During this period, emerged the “organization man” who was to halt the pace of industrial progress. The organization man stood for conformity and blocked anything innovative. It was his emergence in the 1950s that lead to the slide of American businesses in the 1960s. This phenomenon in American business was criticized by William H. Whyte in The Organization Man (1956), by David Riesman in The Lonely Crowd (1950), and by C. Wright Mills in The Power Elite (1956) (Donaldson, 1997).

The labor movement became hugely unpopular. The labor unions became their own enemy and the 113-day strike against General Motors in 1946 turned the nation against them. This made the two labor organizations AFL and CIO to merge in 1955 and the merger was hailed as a great event (Donaldson, 1997). Another life-altering event of this era was the growth of the automobile industry. Between 1945 and 1960 the number of cars in the nation increased by 133 percent and they also became much longer, wider, and more powerful (Donaldson, 1997).

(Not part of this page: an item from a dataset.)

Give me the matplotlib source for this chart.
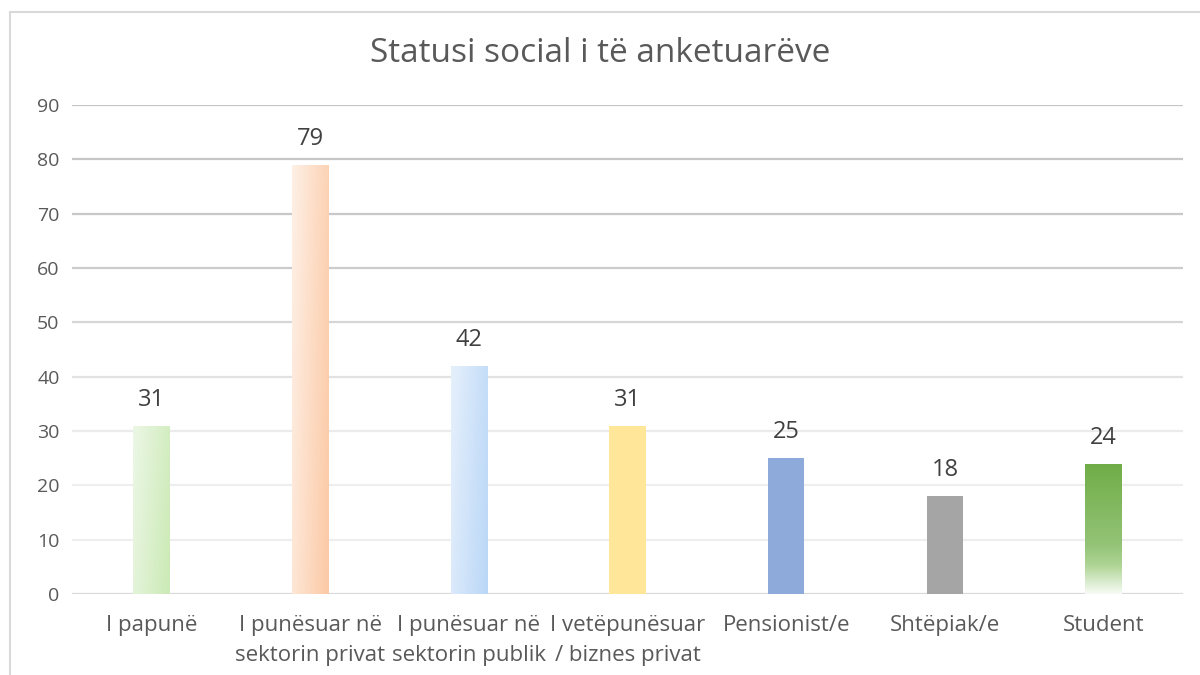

During this period there were great increases in marriage and birth rates. Between 1945 and 1960 the population of the nation grew by almost 40 million, an increase of nearly 30 percent. This was the largest increase in the nation’s history. In the 1950s alone the population grew by 29 million. The children of the baby boom generation are known as “the boomers”. Due to this boom in population, housing became a hot industry and people began to move to the suburbs to get away from the hustle of the cities (Donaldson, 1997). This migration belonged mainly to the middle class and left behind the poor people in the cities. Life in the suburbs made women more secluded and lonely. In the 1950s, America positioned the woman at home and basically as a housewife (Donaldson, 1997).

The greatest symbol of American society between 1945 and 1960 was the television. It impacted the public in a huge way, dramatically changing the entertainment scene, the political scene, and the realm of advertising (Young and Young, 2004). Soap operas, the lowest form of television entertainment came into being and were so named because they were initially sponsored by soap companies (Young and Young, 2004). Pseudo sports, children’s shows, and game shows became hugely popular.

The 1950s sitcom genre was mostly filled with light comedy. The talk show originated in 1951 with Today and its easy-mannered host Dave Garroway. In Hollywood, the genre of the American Western became hugely popular and this was also the period of Alfred Hitchcock and Marilyn Monroe (Young and Young, 2004). The music of the age was Rock ‘n’ Roll and Rhythm and Blues. The popularity of rock ‘n’ roll music was a background to the transformation of American culture in the fifties.

It symbolized good times, free sex, and personal choice. This was also the golden period of Elvis Presley (Donaldson, 1997). President Dwight D.Eisenhower who was in power for a major part of this era proved to be, among these changing times, an embodiment of virtue and was hence most loved by his people. While his victories on the battlefield made his countrymen proud and ecstatic, his honest simple nature endeared him to the hearts of all people.


It is no wonder that today, many Americans look back on the 1950s with nostalgia and see it as America at its best, the norm to which we should strive to return. It is basically a positive period in America’s growth despite the experimental setbacks in some areas. It grew in terms of its economy, population, cities, agriculture, military, music and entertainment, and also in various other scientific fields. Overall, people had a peaceful and comfortable life. The problems that arose in the 1950s however had to be faced in the subsequent decades.


Donaldson, A. Gary (1997). Abundance and Anxiety: America, 1945-1960. Praeger Publishers. Westport, CT. Page Number: 123.

Young, H. William and Young, K. Nancy (2004). The 1950s. Contributors: William H. Young – author, Nancy K. Young – author. Publisher: Greenwood Press. Place of Publication: Westport, CT. . Page Number: 1.

Nadel, Alan (1995). Containment Culture: American Narrative, Postmodernism, and the Atomic Age. Duke University Press. Durham, NC.